* BEGIN PROVIDED MATERIAL *

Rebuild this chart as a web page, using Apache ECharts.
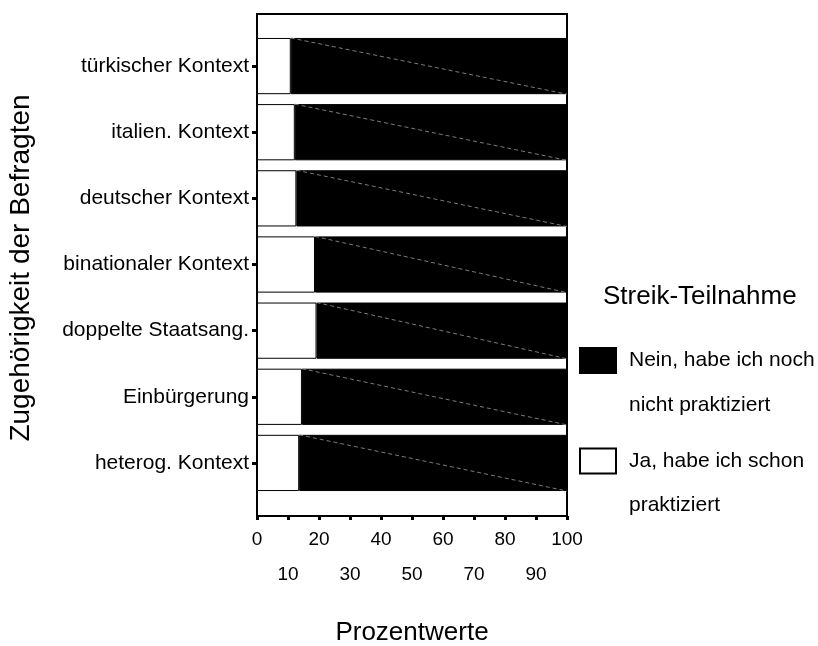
<!DOCTYPE html>
<html>
<head>
<meta charset="utf-8">
<script src="https://cdn.jsdelivr.net/npm/echarts@6/dist/echarts.min.js"></script>
<style>
html,body{margin:0;padding:0;background:#fff;}
#chart{width:818px;height:646px;}
</style>
</head>
<body>
<div id="chart"></div>
<script>
// ---- data ----
var categories = ['türkischer Kontext', 'italien. Kontext', 'deutscher Kontext', 'binationaler Kontext', 'doppelte Staatsang.', 'Einbürgerung', 'heterog. Kontext'];
var jaValues = [10.9, 12.2, 12.7, 18.7, 19.2, 14.5, 13.6];
var neinValues = [89.1, 87.8, 87.3, 81.3, 80.8, 85.5, 86.4];
var xTicks = [0, 10, 20, 30, 40, 50, 60, 70, 80, 90, 100];
var seriesNames = ['Nein, habe ich noch\nnicht praktiziert', 'Ja, habe ich schon\npraktiziert'];
var legendTitle = 'Streik-Teilnahme';
var xTitle = 'Prozentwerte';
var yTitle = 'Zugehörigkeit der Befragten';

var FONT = 'Liberation Sans, Arial, sans-serif';
var BAR_FRAC = 0.85;

var chart = echarts.init(document.getElementById('chart'), null, {renderer: 'canvas'});

var diagData = jaValues.map(function (v, i) { return [v, i]; });

function legendFmt(name) { return '\n' + name; }

var option = {
  backgroundColor: '#fff',
  animation: false,
  title: {
    text: legendTitle,
    left: 603, top: 282, padding: 0,
    textStyle: {fontFamily: FONT, fontSize: 26, fontWeight: 'normal', color: '#000', lineHeight: 30}
  },
  legend: [
    {
      data: [seriesNames[0]],
      left: 579, top: 293, padding: 0,
      orient: 'vertical',
      itemWidth: 36, itemHeight: 25,
      selectedMode: false,
      icon: 'rect',
      formatter: legendFmt,
      textStyle: {fontFamily: FONT, fontSize: 21, color: '#000', lineHeight: 45, padding: [0, 0, 0, 8]}
    },
    {
      data: [seriesNames[1]],
      left: 579, top: 395, padding: 0,
      orient: 'vertical',
      itemWidth: 36, itemHeight: 25,
      selectedMode: false,
      icon: 'rect',
      formatter: legendFmt,
      textStyle: {fontFamily: FONT, fontSize: 21, color: '#000', lineHeight: 44, padding: [0, 0, 0, 8]}
    }
  ],
  grid: [
    {left: 257, top: 14, width: 310, height: 502, show: true, borderColor: '#000', borderWidth: 2, backgroundColor: 'transparent', outerBoundsMode: 'none', containLabel: false},
    {left: 257, top: 33, width: 310, height: 463, outerBoundsMode: 'none', containLabel: false}
  ],
  xAxis: [
    {
      gridIndex: 0, type: 'value', min: xTicks[0], max: xTicks[xTicks.length - 1], interval: 10,
      axisLine: {show: true, lineStyle: {color: '#000', width: 2}},
      axisTick: {show: true, length: 4, lineStyle: {color: '#000', width: 3}},
      splitLine: {show: false},
      axisLabel: {
        fontFamily: FONT, fontSize: 19, color: '#000', margin: 6, lineHeight: 35,
        formatter: function (v) { return (v % 20 === 0) ? String(v) : '\n' + v; }
      },
      name: xTitle, nameLocation: 'middle', nameGap: 104,
      nameTextStyle: {fontFamily: FONT, fontSize: 26, color: '#000'}
    },
    {
      gridIndex: 1, type: 'value', min: 0, max: 100, show: false
    }
  ],
  yAxis: [
    {
      gridIndex: 0, type: 'value', min: 0, max: 1,
      axisLine: {show: false}, axisTick: {show: false}, axisLabel: {show: false}, splitLine: {show: false},
      name: yTitle, nameLocation: 'middle', nameRotate: 90, nameGap: 222,
      nameTextStyle: {fontFamily: FONT, fontSize: 28, color: '#000', padding: [0, 6, 0, 0]}
    },
    {
      gridIndex: 1, type: 'category', data: categories, inverse: true,
      axisLine: {show: false},
      axisTick: {show: true, alignWithLabel: true, length: 5, lineStyle: {color: '#000', width: 3}},
      axisLabel: {fontFamily: FONT, fontSize: 21, color: '#000', margin: 8},
      splitLine: {show: false}
    }
  ],
  series: [
    {
      name: seriesNames[1], type: 'bar', stack: 'total', xAxisIndex: 1, yAxisIndex: 1,
      data: jaValues, barWidth: (BAR_FRAC * 100) + '%',
      itemStyle: {color: '#fff', borderColor: '#000', borderWidth: 1}
    },
    {
      name: seriesNames[0], type: 'bar', stack: 'total', xAxisIndex: 1, yAxisIndex: 1,
      data: neinValues, barWidth: (BAR_FRAC * 100) + '%',
      itemStyle: {color: '#000', borderColor: '#000', borderWidth: 1}
    },
    {
      type: 'custom', xAxisIndex: 1, yAxisIndex: 1, silent: true, z: 5,
      data: diagData,
      renderItem: function (params, api) {
        var start = api.coord([api.value(0), api.value(1)]);
        var end = api.coord([100, api.value(1)]);
        var h = api.size([0, 1])[1] * BAR_FRAC;
        return {
          type: 'line',
          shape: {x1: start[0], y1: start[1] - h / 2, x2: end[0], y2: end[1] + h / 2},
          style: {stroke: '#9a9a9a', lineWidth: 0.8, lineDash: [4, 3]}
        };
      }
    }
  ]
};

chart.setOption(option);
</script>
</body>
</html>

* END PROVIDED MATERIAL *

▶ TO DO:
Without the pictures, return the listing above from its first line through the line that has "return '\n' +".

▶ FULL ANSWER:
Rebuild this chart as a web page, using Apache ECharts.
<!DOCTYPE html>
<html>
<head>
<meta charset="utf-8">
<script src="https://cdn.jsdelivr.net/npm/echarts@6/dist/echarts.min.js"></script>
<style>
html,body{margin:0;padding:0;background:#fff;}
#chart{width:818px;height:646px;}
</style>
</head>
<body>
<div id="chart"></div>
<script>
// ---- data ----
var categories = ['türkischer Kontext', 'italien. Kontext', 'deutscher Kontext', 'binationaler Kontext', 'doppelte Staatsang.', 'Einbürgerung', 'heterog. Kontext'];
var jaValues = [10.9, 12.2, 12.7, 18.7, 19.2, 14.5, 13.6];
var neinValues = [89.1, 87.8, 87.3, 81.3, 80.8, 85.5, 86.4];
var xTicks = [0, 10, 20, 30, 40, 50, 60, 70, 80, 90, 100];
var seriesNames = ['Nein, habe ich noch\nnicht praktiziert', 'Ja, habe ich schon\npraktiziert'];
var legendTitle = 'Streik-Teilnahme';
var xTitle = 'Prozentwerte';
var yTitle = 'Zugehörigkeit der Befragten';

var FONT = 'Liberation Sans, Arial, sans-serif';
var BAR_FRAC = 0.85;

var chart = echarts.init(document.getElementById('chart'), null, {renderer: 'canvas'});

var diagData = jaValues.map(function (v, i) { return [v, i]; });

function legendFmt(name) { return '\n' + name; }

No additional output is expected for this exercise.